Andres Gonzalez Rodriguez, the Iraq country director for Oxfam, the humanitarian group, said in an emailed statement that due to the recent uptick in Iran-U.S.-related frictions in Iraq “we have had to suspend work in three locations where we were delivering cash aid to people in need of help. If we have to continue the suspension for a few weeks more, 100,000 of the most vulnerable people will be affected.”
Rodriguez said Oxfam, whose aid reaches over a million people in Iraq, specializes in water and sanitation, emergency food, cash and gender programs and protection work.
Early on Wednesday local time, Iran launched more than a dozen ballistic missiles at bases in Iraq hosting American and other foreign troops, in what appears to have been a carefully calibrated response to the killing of Soleimani. No one was killed in the strikes.

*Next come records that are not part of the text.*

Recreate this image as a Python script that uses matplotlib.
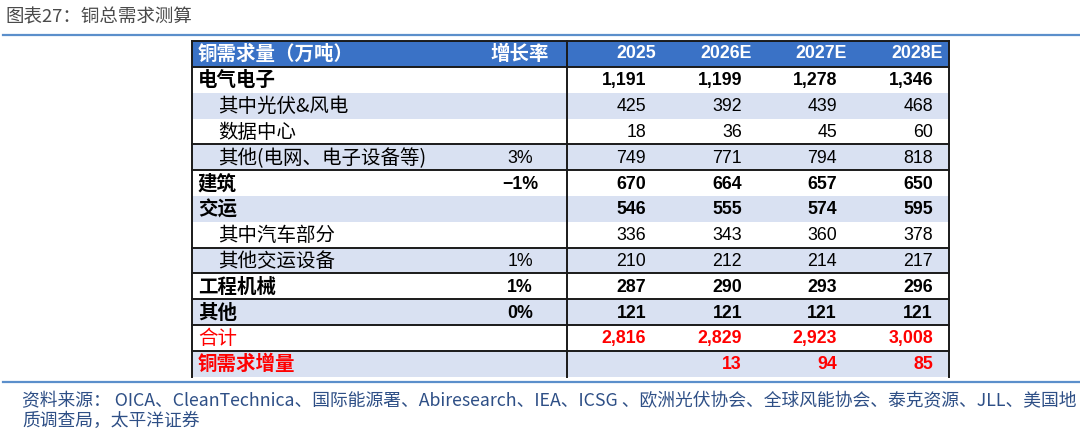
import matplotlib
matplotlib.use('Agg')
import matplotlib.pyplot as plt
from matplotlib.patches import Rectangle

plt.rcParams['font.family'] = ['Noto Sans CJK SC', 'DejaVu Sans']

# table content
title = '图表27：铜总需求测算'
header_label = '铜需求量（万吨）'
header_growth = '增长率'
years = ['2025', '2026E', '2027E', '2028E']

labels = ['电气电子', '其中光伏&风电', '数据中心', '其他(电网、电子设备等)', '建筑', '交运',
          '其中汽车部分', '其他交运设备', '工程机械', '其他', '合计', '铜需求增量']
indent = [0, 1, 1, 1, 0, 0, 1, 1, 0, 0, 0, 0]
growth = ['', '', '', '3%', '-1%', '', '', '1%', '1%', '0%', '', '']
v2025 = [1191, 425, 18, 749, 670, 546, 336, 210, 287, 121, 2816, None]
v2026 = [1199, 392, 36, 771, 664, 555, 343, 212, 290, 121, 2829, 13]
v2027 = [1278, 439, 45, 794, 657, 574, 360, 214, 293, 121, 2923, 94]
v2028 = [1346, 468, 60, 818, 650, 595, 378, 217, 296, 121, 3008, 85]
values = [v2025, v2026, v2027, v2028]

bold_rows = [0, 4, 5, 8, 9, 11]
bold_nums = [0, 4, 5, 8, 9, 10, 11]
red_rows = [10, 11]
lines_after = [0, 4, 5, 8, 9, 10, 11, 12]  # thick row separators (row boundary index)

source_1 = ('资料来源： OICA、CleanTechnica、国际能源署、Abiresearch、IEA、ICSG 、欧洲光伏协会、'
            '全球风能协会、泰克资源、JLL、美国地')
source_2 = '质调查局，太平洋证券'

# colours
head_blue = '#3A72C6'
stripe = '#D9E1F2'
red = '#FF0000'
rule_blue = '#5B8FCB'
src_col = '#2E4F86'

fig = plt.figure(figsize=(10.8, 4.34), dpi=100)
ax = fig.add_axes([0, 0, 1, 1])
ax.set_xlim(0, 1080)
ax.set_ylim(434, 0)
ax.axis('off')

# layout (pixels)
x0, x_div, x1 = 192, 567, 949
top = 41
head_h = 26
row_h = 25.8
col_right = [646, 742, 837, 933]
head_right = [656, 752, 847, 943]
growth_x = 520


def row_top(i):
    # i = 0 header, 1.. data rows
    if i == 0:
        return top
    return top + head_h + (i - 1) * row_h


# title and rules
ax.text(5, 17, title, fontsize=13.3, color='#4a4a4a', va='center', ha='left')
ax.plot([3, 1080], [35, 35], color=rule_blue, lw=1.6)
ax.plot([3, 1080], [382, 382], color=rule_blue, lw=1.6)

# header
ax.add_patch(Rectangle((x0, top), x1 - x0, head_h, color=head_blue, lw=0))
hy = top + head_h / 2
ax.text(x0 + 6, hy, header_label, fontsize=14, color='white', weight='bold', va='center')
ax.text(growth_x, hy, header_growth, fontsize=14, color='white', weight='bold',
        va='center', ha='center')
for j, y in enumerate(years):
    ax.text(head_right[j], hy, y, fontsize=12.8, color='white', weight='bold', va='center',
            ha='right', family='Liberation Sans')

# body rows
for i, lab in enumerate(labels):
    yt = row_top(i + 1)
    if i % 2 == 1:
        ax.add_patch(Rectangle((x0, yt), x1 - x0, row_h, color=stripe, lw=0))
    yc = yt + row_h / 2 + 1
    w = 'bold' if i in bold_rows else 'normal'
    wn = 'bold' if i in bold_nums else 'normal'
    c = red if i in red_rows else 'black'
    ax.text(x0 + 6 + indent[i] * 20, yc, lab, fontsize=14, weight=w, color=c, va='center')
    if growth[i]:
        ax.text(growth_x, yc, growth[i].replace('-', '\u2212'), fontsize=12.8, weight=w,
                color=c, va='center', ha='center', family='Liberation Sans')
    for j in range(4):
        v = values[j][i]
        if v is None:
            continue
        ax.text(col_right[j], yc, f'{v:,}', fontsize=12.8, weight=wn, color=c, va='center',
                ha='right', family='Liberation Sans')

# borders
bottom = row_top(len(labels) + 1)
lc = '#1a1a1a'
ax.plot([x0, x1], [top, top], color=lc, lw=1.4)
for b in lines_after:
    yb = top + head_h + (b - 1) * row_h if b > 0 else top + head_h
    ax.plot([x0, x1], [yb, yb], color=lc, lw=1.4)
for xv in (x0, x_div, x1):
    ax.plot([xv, xv], [top, bottom], color=lc, lw=1.4)

# source note
ax.text(22, 401, source_1, fontsize=12.8, color=src_col, va='center', style='italic')
ax.text(22, 421, source_2, fontsize=12.8, color=src_col, va='center', style='italic')

fig.savefig('out.png', dpi=100)
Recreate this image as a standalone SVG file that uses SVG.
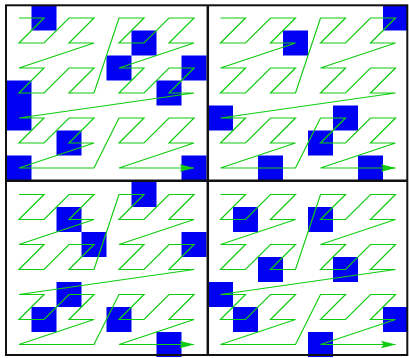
<svg xmlns="http://www.w3.org/2000/svg" xmlns:xlink="http://www.w3.org/1999/xlink" width="409" height="358" viewBox="0 0 409 358">
<style>
.sq{fill:#0000f2;}
.curve{fill:none;stroke:#10cc10;stroke-width:1.2;stroke-linejoin:miter;}
.frame{fill:none;stroke:#111;}
</style>
<defs>
<marker id="arrow" markerUnits="userSpaceOnUse" markerWidth="20" markerHeight="12" viewBox="-16 -6 18 12" refX="0" refY="0" orient="auto" overflow="visible">
<path d="M0.5,0 L-14.5,-3.8 L-12,0 L-14.5,3.8 Z" fill="#10cc10"/>
</marker>
<path id="zc" class="curve" marker-end="url(#arrow)" d="M12.5,12.5 L37.5,12.5 L12.5,37.5 L37.5,37.5 L62.5,12.5 L87.5,12.5 L62.5,37.5 L87.5,37.5 L12.5,62.5 L37.5,62.5 L12.5,87.5 L37.5,87.5 L62.5,62.5 L87.5,62.5 L62.5,87.5 L87.5,87.5 L112.5,12.5 L137.5,12.5 L112.5,37.5 L137.5,37.5 L162.5,12.5 L187.5,12.5 L162.5,37.5 L187.5,37.5 L112.5,62.5 L137.5,62.5 L112.5,87.5 L137.5,87.5 L162.5,62.5 L187.5,62.5 L162.5,87.5 L187.5,87.5 L12.5,112.5 L37.5,112.5 L12.5,137.5 L37.5,137.5 L62.5,112.5 L87.5,112.5 L62.5,137.5 L87.5,137.5 L12.5,162.5 L37.5,162.5 L62.5,162.5 L87.5,162.5 L112.5,112.5 L137.5,112.5 L112.5,137.5 L137.5,137.5 L162.5,112.5 L187.5,112.5 L162.5,137.5 L187.5,137.5 L112.5,162.5 L137.5,162.5 L162.5,162.5 L187.5,162.5"/>
</defs>
<rect width="409" height="358" fill="#fff"/>
<g id="panel1" transform="translate(6.5,5.5)">
<rect class="sq" x="25" y="0" width="25" height="25"/>
<rect class="sq" x="125" y="25" width="25" height="25"/>
<rect class="sq" x="100" y="50" width="25" height="25"/>
<rect class="sq" x="175" y="50" width="25" height="25"/>
<rect class="sq" x="0" y="75" width="25" height="50"/>
<rect class="sq" x="150" y="75" width="25" height="25"/>
<rect class="sq" x="50" y="125" width="25" height="25"/>
<rect class="sq" x="0" y="150" width="25" height="25"/>
<rect class="sq" x="175" y="150" width="25" height="25"/>
</g>
<g id="panel2" transform="translate(208,5.5)">
<rect class="sq" x="175" y="0" width="25" height="25"/>
<rect class="sq" x="75" y="25" width="25" height="25"/>
<rect class="sq" x="0" y="100" width="25" height="25"/>
<rect class="sq" x="125" y="100" width="25" height="25"/>
<rect class="sq" x="100" y="125" width="25" height="25"/>
<rect class="sq" x="50" y="150" width="25" height="25"/>
<rect class="sq" x="150" y="150" width="25" height="25"/>
</g>
<g id="panel3" transform="translate(6.5,182)">
<rect class="sq" x="125" y="0" width="25" height="25"/>
<rect class="sq" x="50" y="25" width="25" height="25"/>
<rect class="sq" x="75" y="50" width="25" height="25"/>
<rect class="sq" x="175" y="50" width="25" height="25"/>
<rect class="sq" x="50" y="100" width="25" height="25"/>
<rect class="sq" x="25" y="125" width="25" height="25"/>
<rect class="sq" x="100" y="125" width="25" height="25"/>
<rect class="sq" x="150" y="150" width="25" height="25"/>
</g>
<g id="panel4" transform="translate(208,182)">
<rect class="sq" x="25" y="25" width="25" height="25"/>
<rect class="sq" x="100" y="25" width="25" height="25"/>
<rect class="sq" x="50" y="75" width="25" height="25"/>
<rect class="sq" x="125" y="75" width="25" height="25"/>
<rect class="sq" x="0" y="100" width="25" height="25"/>
<rect class="sq" x="25" y="125" width="25" height="25"/>
<rect class="sq" x="175" y="125" width="25" height="25"/>
<rect class="sq" x="100" y="150" width="25" height="25"/>
</g>
<g id="connectors">
<use xlink:href="#zc" href="#zc" transform="translate(6.5,5.5)"/>
<use xlink:href="#zc" href="#zc" transform="translate(208,5.5)"/>
<use xlink:href="#zc" href="#zc" transform="translate(6.5,182)"/>
<use xlink:href="#zc" href="#zc" transform="translate(208,182)"/>
</g>
<g id="frame">
<rect class="frame" x="6" y="5.3" width="401.3" height="349.7" stroke-width="2"/>
<line class="frame" x1="207.8" y1="5" x2="207.8" y2="355" stroke-width="2.5"/>
<line class="frame" x1="6" y1="180.7" x2="407" y2="180.7" stroke-width="2.5"/>
</g>
</svg>
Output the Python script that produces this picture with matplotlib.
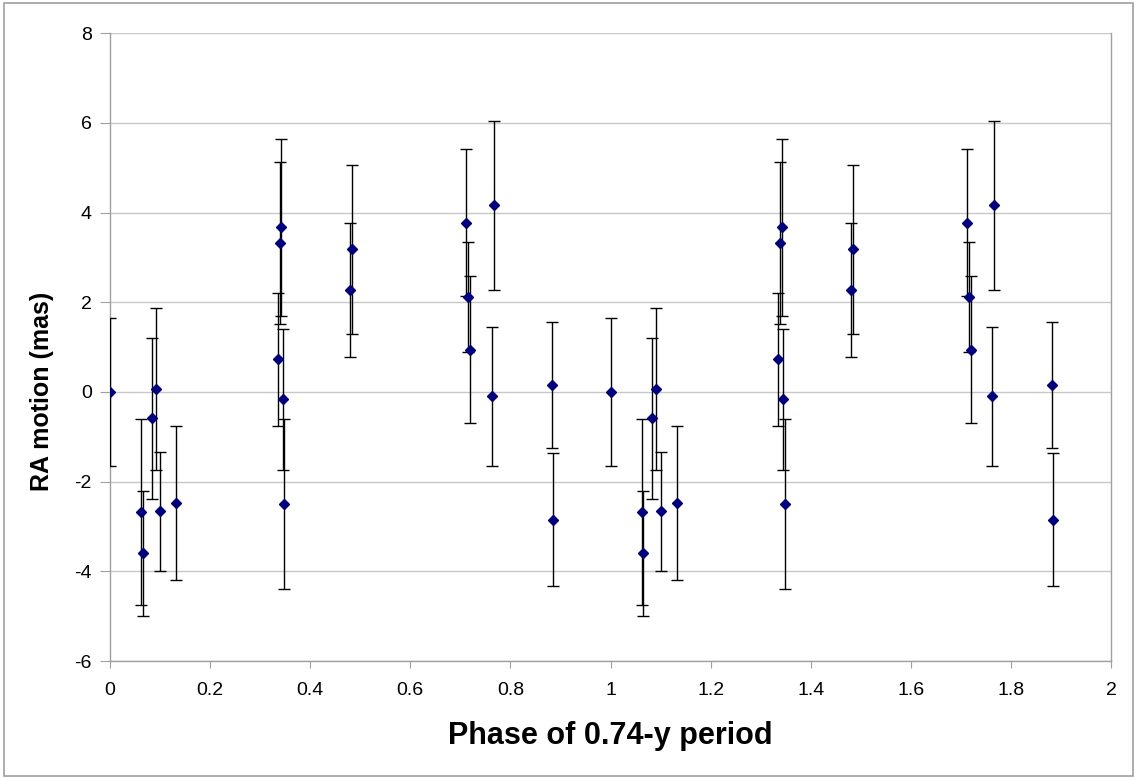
import numpy as np
import matplotlib
matplotlib.use("Agg")
import matplotlib.pyplot as plt
from matplotlib.patches import Rectangle

# phase within one 0.74-y cycle, RA motion (mas) and its error
phase = [0.000, 0.062, 0.065, 0.083, 0.091, 0.100, 0.132,
         0.335, 0.339, 0.342, 0.345, 0.348,
         0.480, 0.484,
         0.712, 0.716, 0.720, 0.763, 0.767,
         0.883, 0.885]
ra = [0.00, -2.68, -3.60, -0.59, 0.06, -2.66, -2.47,
      0.73, 3.33, 3.67, -0.16, -2.50,
      2.27, 3.18,
      3.78, 2.12, 0.94, -0.09, 4.16,
      0.15, -2.85]
err = [1.64, 2.07, 1.40, 1.80, 1.81, 1.33, 1.72,
       1.48, 1.81, 1.97, 1.57, 1.89,
       1.49, 1.89,
       1.64, 1.22, 1.64, 1.55, 1.89,
       1.41, 1.48]

# plotted over two cycles
x = np.concatenate([phase, np.array(phase) + 1])
y = np.concatenate([ra, ra])
e = np.concatenate([err, err])

plt.rcParams['font.family'] = ['Liberation Sans', 'DejaVu Sans']
plt.rcParams['axes.unicode_minus'] = False

fig = plt.figure(figsize=(11.38, 7.78), dpi=100)
ax = fig.add_axes([110 / 1138, 1 - 661 / 778, 1001 / 1138, (661 - 33.3) / 778])

ax.errorbar(x, y, yerr=e, fmt='none', ecolor='black', elinewidth=1.0,
            capsize=4, capthick=1.0, zorder=3)
ax.plot(x, y, 'D', color='#000080', markersize=4.6, zorder=4)

ax.set_xlim(0, 2)
ax.set_ylim(-6, 8)
ax.set_xticks(np.arange(0, 2.01, 0.2))
ax.set_xticklabels(['0', '0.2', '0.4', '0.6', '0.8', '1', '1.2', '1.4', '1.6', '1.8', '2'])
ax.set_yticks(np.arange(-6, 9, 2))
ax.yaxis.grid(True, color='#c8c8c8', linewidth=1.0)
ax.set_axisbelow(True)

for s in ax.spines.values():
    s.set_color('#a0a0a0')
    s.set_linewidth(1.0)
ax.spines['top'].set_visible(False)

ax.tick_params(axis='y', direction='out', length=7, color='#a0a0a0',
               labelsize=14, pad=6)
ax.tick_params(axis='x', direction='out', length=5, color='#a0a0a0',
               labelsize=14, pad=10)

ax.set_xlabel('Phase of 0.74-y period', fontsize=22, fontweight='bold', labelpad=16)
ax.set_ylabel('RA motion (mas)', fontsize=18, fontweight='bold')
ax.yaxis.set_label_coords(-0.056, 0.43)

fig.patches.append(Rectangle((4 / 1138, 2 / 778), 1129 / 1138, 773 / 778,
                             transform=fig.transFigure, fill=False,
                             edgecolor='#a0a0a0', linewidth=1.2))

fig.savefig('out.png', dpi=100)
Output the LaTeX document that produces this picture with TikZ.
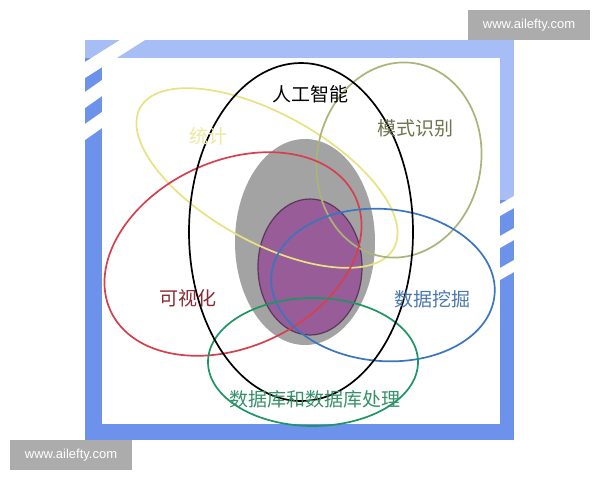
\documentclass[tikz,border=0pt]{standalone}
\usepackage{fontspec}
\setsansfont{Liberation Sans}
\newfontfamily\cjk{Noto Sans CJK SC}
\usepackage{tikz}
\usetikzlibrary{positioning}
\definecolor{framebl}{RGB}{108,146,236}
\definecolor{framelt}{RGB}{166,190,245}
\definecolor{statyel}{RGB}{232,226,130}
\definecolor{pattol}{RGB}{170,180,120}
\definecolor{visred}{RGB}{214,64,78}
\definecolor{minebl}{RGB}{58,118,190}
\definecolor{dbgrn}{RGB}{30,150,100}
\definecolor{coregr}{RGB}{163,163,163}
\definecolor{corepu}{RGB}{152,92,152}
\tikzset{
x=1pt, y=-1pt, % one unit is one pixel of the picture, y runs downwards
set/.style={line width=1.7pt}, % sets the outline of every set
label/.style={font=\cjk\fontsize{19}{22}\selectfont, inner sep=0pt}, % sets the text of every set
mark box/.style={fill=gray!65, text=white, font=\sffamily\fontsize{13}{15}\selectfont,
  minimum width=122pt, minimum height=30pt, inner sep=0pt}, % sets the grey site tags
}
\begin{document}
\begin{tikzpicture}
    \useasboundingbox (0,0) rectangle (600,480);
    % frame
    \fill[framebl] (85,40) rectangle (514,440);
    \fill[framelt] (85,40) rectangle (514,58);
    \fill[framelt] (500,58) rectangle (514,200);
    \fill[white] (85,62) -- (120,40) -- (145,40) -- (85,78) -- cycle;
    \fill[white] (85,92) -- (102,80) -- (102,96) -- (85,108) -- cycle;
    \fill[white] (85,124) -- (102,112) -- (102,128) -- (85,140) -- cycle;
    \fill[white] (500,204) -- (514,196) -- (514,208) -- (500,216) -- cycle;
    \fill[white] (500,236) -- (514,228) -- (514,240) -- (500,248) -- cycle;
    \fill[white] (500,268) -- (514,260) -- (514,272) -- (500,280) -- cycle;
    \fill[white] (102,58) rectangle (500,424);
    % core of the sets
    \fill[coregr] (305,242) ellipse [x radius=70, y radius=103];
    \filldraw[fill=corepu, draw=corepu!60!black, line width=1.2pt] (310,267) ellipse [x radius=52, y radius=68];
    % sets
    \draw[set, statyel] (267,178) circle [x radius=145, y radius=64, rotate=-29];
    \draw[set, pattol] (399,160) circle [x radius=82, y radius=98, rotate=-10];
    \draw[set, visred] (233,254) circle [x radius=135, y radius=93, rotate=25];
    \draw[set, minebl] (383,285) circle [x radius=112, y radius=76, rotate=-5];
    \draw[set, dbgrn] (313,362) ellipse [x radius=105, y radius=64];
    \draw[set, black] (301,232) ellipse [x radius=112, y radius=169];
    % texts
    \node[label, black] (ai) at (310,94) {人工智能};
    \node[label, statyel!75!white] (stat) at (208,136) {统计};
    \node[label, pattol!65!black] (pattern) at (415,128) {模式识别};
    \node[label, visred!65!black] (vis) at (188,298) {可视化};
    \node[label, minebl!75!gray] (mining) at (432,299) {数据挖掘};
    \node[label, dbgrn!75!gray] (db) at (315,399) {数据库和数据库处理};
    % site tags
    \node[mark box] (tagtop) at (529,25) {www.ailefty.com};
    \node[mark box] (tagbot) at (71,455) {www.ailefty.com};
  \end{tikzpicture}
\end{document}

President Donald Trump said Iran “appears to be standing down” and suggested the U.S. and Iran could work toward a new nuclear deal while cooperating against militants. Few foreign affairs experts see that as a likely outcome of the increased frictions.
Jiyad, of the Al-Bayan Center, said that Iraq understands that the U.S. can be a helpful partner in the region in terms of fighting the Islamic State terror group, “but we don’t want to be part of a political game where we are either pro-Iran or pro-U.S. The most important thing for us is to keep good relations with all countries.”
Still, for Saeed Jamil al-Hadidiyah, 59, and his family, who live on a farm where they work as sheepherders near where one of the missiles that Iran fired on a base in Kurdish Iraq landed, such political arguments are meaningless.
“We don’t understand why Iran is attacking us. What did we do to them,” he said Thursday as he showed USA TODAY the damage sustained to his house.
The missile landed about 1,600 feet from the home he shares with 14 other members of his extended family. The youngest is a 6-month-old baby. None were injured in the attack but the home sustained damage to the roof and some windows were shattered .
“We know there’s tensions between Iran and the U.S. but why are they shooting at us?”